The cars may have been towed away and the mud washed over, but the homes still stand in ruin, and parts of the gulf coast are still in horrible states of disrepair, with local governments and development corporations failing to offer the victims anything near their homes’ value in trade for a spot to build a casino or strip mall-and that’s if they’re lucky enough to get an offer from someone. Many survivors still live in FEMA trailers that they only recieved a few months ago, waiting for word from the authorities as to whether or not they’re eligable for help.

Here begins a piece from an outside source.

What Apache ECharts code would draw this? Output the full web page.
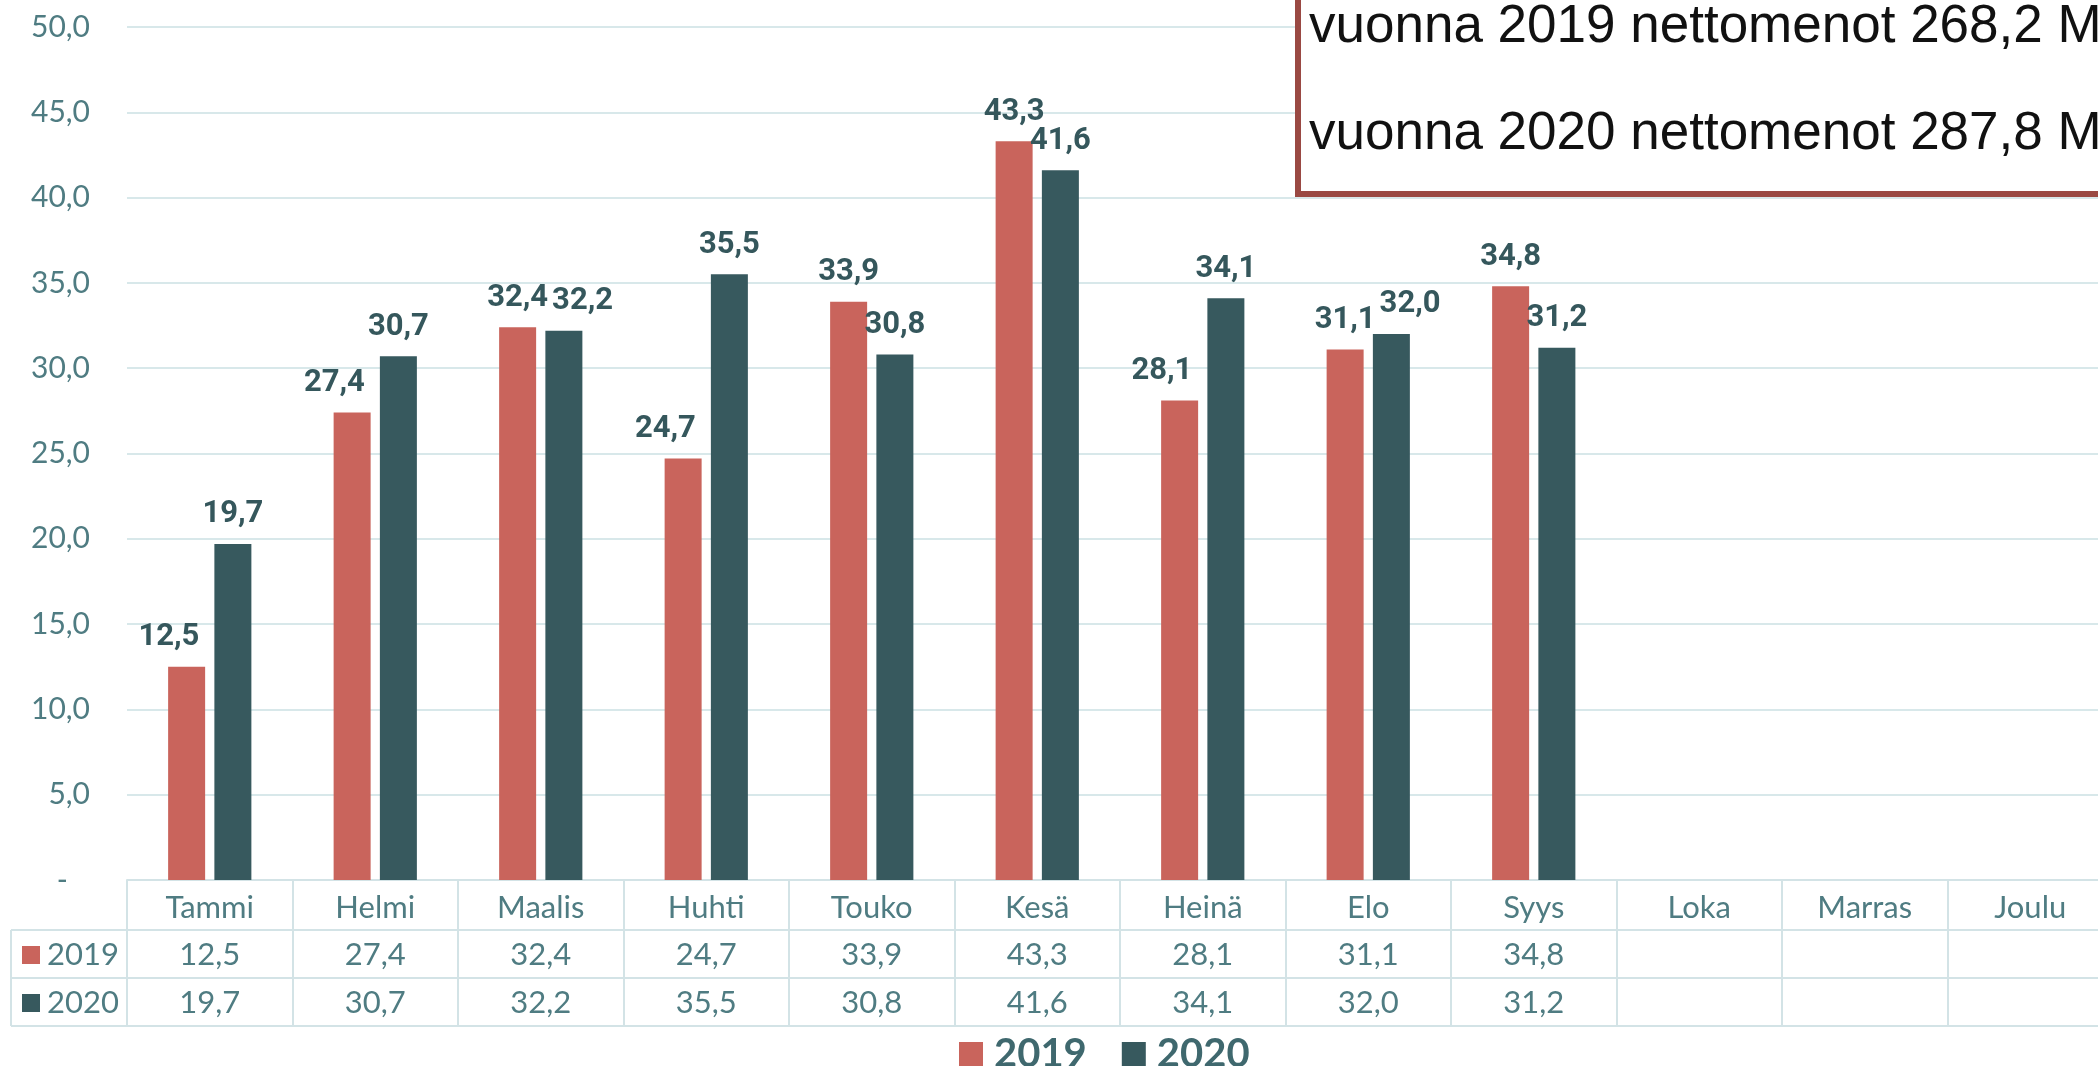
<!DOCTYPE html>
<html>
<head>
<meta charset="utf-8">
<script src="https://cdn.jsdelivr.net/npm/echarts@6/dist/echarts.min.js"></script>
<style>
  html, body { margin: 0; padding: 0; background: #fff; }
  #chart { width: 2098px; height: 1066px; }
</style>
</head>
<body>
<div id="chart"></div>
<script>
// kuukaudet
const months = ["Tammi", "Helmi", "Maalis", "Huhti", "Touko", "Kesä", "Heinä", "Elo", "Syys", "Loka", "Marras", "Joulu"];
const values2019 = [12.5, 27.4, 32.4, 24.7, 33.9, 43.3, 28.1, 31.1, 34.8];
const values2020 = [19.7, 30.7, 32.2, 35.5, 30.8, 41.6, 34.1, 32.0, 31.2];
const seriesNames = ["2019", "2020"];
const yTicks = [0, 50, 5]; // min, max, interval
const noteLines = ["vuonna 2019 nettomenot 268,2 M€", "vuonna 2020 nettomenot 287,8 M€"];

const RED = "#c9645c";
const TEAL = "#37595e";
const TEXT = "#4f7c82";
const LINE = "#d3e3e6";
const FONT = "Lato, 'Noto Sans', sans-serif";
const NOTE_FONT = "53px 'Liberation Sans', Arial, sans-serif";
const LABEL_DIST = 14;

const fmt = (v) => (v === undefined || v === null ? "" : v.toFixed(1).replace(".", ","));

// push value labels sideways when they would hit the neighbour bar or label (like Excel does)
const labelShift = (params) => {
  const i = params.dataIndex;
  const s = params.seriesIndex;
  const r = params.rect;
  const L = params.labelRect;
  const w = r.width;
  const gap = w * 0.25;
  const top = Math.min(r.y, r.y + r.height);
  const base = Math.max(r.y, r.y + r.height);
  const value = (s === 0 ? values2019 : values2020)[i];
  const scale = (base - top) / value;
  const x19 = s === 0 ? r.x : r.x - w - gap;
  const x20 = x19 + w + gap;
  const top19 = base - values2019[i] * scale;
  const top20 = base - values2020[i] * scale;

  let l19 = x19 + w / 2 - L.width / 2;
  const bottom19 = top19 - LABEL_DIST;
  const upper19 = bottom19 - L.height;
  if (top20 < bottom19 - 4 && l19 + L.width > x20 - 15) l19 = x20 - 15 - L.width;
  if (s === 0) return { dx: l19 - L.x };

  let l20 = x20 + w / 2 - L.width / 2;
  const bottom20 = top20 - LABEL_DIST;
  const upper20 = bottom20 - L.height;
  const vOverlap = upper20 < bottom19 - 6 && bottom20 > upper19 + 6;
  if (vOverlap && l20 < l19 + L.width + 4) l20 = l19 + L.width + 4;
  return { dx: l20 - L.x };
};

const chart = echarts.init(document.getElementById("chart"));

// table rows below the plot: one x axis per row
const tableAxis = (offset, values, margin) => ({
  type: "category",
  data: months,
  position: "bottom",
  offset: offset,
  axisLine: { show: true, lineStyle: { color: LINE, width: 2 } },
  axisTick: { show: false },
  axisLabel: values
    ? {
        show: true,
        interval: 0,
        margin: margin,
        fontFamily: FONT,
        fontSize: 31,
        color: TEXT,
        formatter: (v, i) => fmt(values[i]),
      }
    : { show: false },
});

const tableLine = (x1, y1, x2, y2) => ({
  type: "line",
  shape: { x1, y1, x2, y2 },
  style: { stroke: LINE, lineWidth: 2 },
});

const option = {
  backgroundColor: "#fff",
  animation: false,
  grid: {
    left: 127,
    top: 27,
    width: 1986,
    bottom: 186,
    outerBoundsMode: "none",
    containLabel: false,
  },
  legend: {
    left: 954,
    top: 1029,
    icon: "rect",
    itemWidth: 24,
    itemHeight: 24,
    itemGap: 35,
    data: seriesNames,
    textStyle: {
      fontFamily: FONT,
      fontSize: 40,
      fontWeight: "bold",
      color: "#3f686e",
      padding: [0, 0, 0, 6],
    },
  },
  xAxis: [
    {
      type: "category",
      data: months,
      position: "bottom",
      axisLine: { show: true, lineStyle: { color: LINE, width: 2 } },
      axisTick: {
        show: true,
        interval: 0,
        inside: false,
        length: 146,
        lineStyle: { color: LINE, width: 2 },
      },
      axisLabel: {
        interval: 0,
        margin: 12,
        fontFamily: FONT,
        fontSize: 31,
        color: TEXT,
      },
    },
    tableAxis(50, values2019, 9),
    tableAxis(98, values2020, 9),
    tableAxis(146, null, 0),
  ],
  yAxis: {
    type: "value",
    min: yTicks[0],
    max: yTicks[1],
    interval: yTicks[2],
    axisLine: { show: false },
    axisTick: { show: false },
    splitLine: { lineStyle: { color: "#d8e8ea", width: 2 } },
    axisLabel: {
      margin: 37,
      fontFamily: FONT,
      fontSize: 30,
      color: TEXT,
      formatter: (v) => (v === 0 ? "{z|-}" : fmt(v)),
      rich: {
        z: { fontFamily: FONT, fontSize: 30, color: TEXT, padding: [0, 22, 0, 0] },
      },
    },
  },
  series: [
    { name: seriesNames[0], data: values2019, color: RED },
    { name: seriesNames[1], data: values2020, color: TEAL },
  ].map((s) => ({
    type: "bar",
    name: s.name,
    data: s.data,
    xAxisIndex: 0,
    barWidth: 37,
    barGap: "25%",
    itemStyle: { color: s.color },
    labelLayout: labelShift,
    label: {
      show: true,
      position: "top",
      distance: LABEL_DIST,
      fontFamily: "Roboto, sans-serif",
      fontWeight: "bold",
      fontSize: 31,
      color: "#35575c",
      formatter: (p) => fmt(p.value),
    },
  })),
  graphic: [
    // legend column of the data table
    tableLine(11, 930, 127, 930),
    tableLine(11, 978, 127, 978),
    tableLine(11, 1026, 127, 1026),
    tableLine(11, 930, 11, 1026),
    { type: "rect", shape: { x: 22, y: 946, width: 18, height: 18 }, style: { fill: RED } },
    { type: "rect", shape: { x: 22, y: 994, width: 18, height: 18 }, style: { fill: TEAL } },
    {
      type: "text",
      x: 47,
      y: 955,
      style: { text: seriesNames[0], font: "31px " + FONT, fill: TEXT, verticalAlign: "middle" },
    },
    {
      type: "text",
      x: 47,
      y: 1003,
      style: { text: seriesNames[1], font: "31px " + FONT, fill: TEXT, verticalAlign: "middle" },
    },
    // note box in the upper right corner
    {
      type: "rect",
      z: 100,
      shape: { x: 1298, y: -20, width: 900, height: 214 },
      style: { fill: "#fff", stroke: "#9a4943", lineWidth: 6 },
    },
    {
      type: "text",
      z: 101,
      x: 1309,
      y: 27,
      style: { text: noteLines[0], font: NOTE_FONT, fill: "#111", verticalAlign: "middle" },
    },
    {
      type: "text",
      z: 101,
      x: 1309,
      y: 134,
      style: { text: noteLines[1], font: NOTE_FONT, fill: "#111", verticalAlign: "middle" },
    },
  ],
};

chart.setOption(option);
</script>
</body>
</html>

The story on the gulf coast a year later isn’t completely bad, though-there’s signs of life all across the storm-ravaged region, but it would do us well on this anniversary to look back and remember not only the failed conservative policies that favored the insurance and business interests that subsequently abandoned, under-insured, or completely washed their hands of the people who lived on the gulf coast, the dissection of FEMA-touted at the end of the Clinton Administration by both parties as the “one thing the federal government is doing right,”-in the name of “homeland security,” and champion private industry who happily leave the poorest and most vulnerable high and dry because they’re not “profitable” while similarly dismantling the public social service programs aimed to give even those Americans the faintest glimmer of the hope and opportunity that their wealthiest countrymen see every day.

This series of articles is another look back at how we got here, and a look forward at where we’re going, and whether or not we’re ready to get there.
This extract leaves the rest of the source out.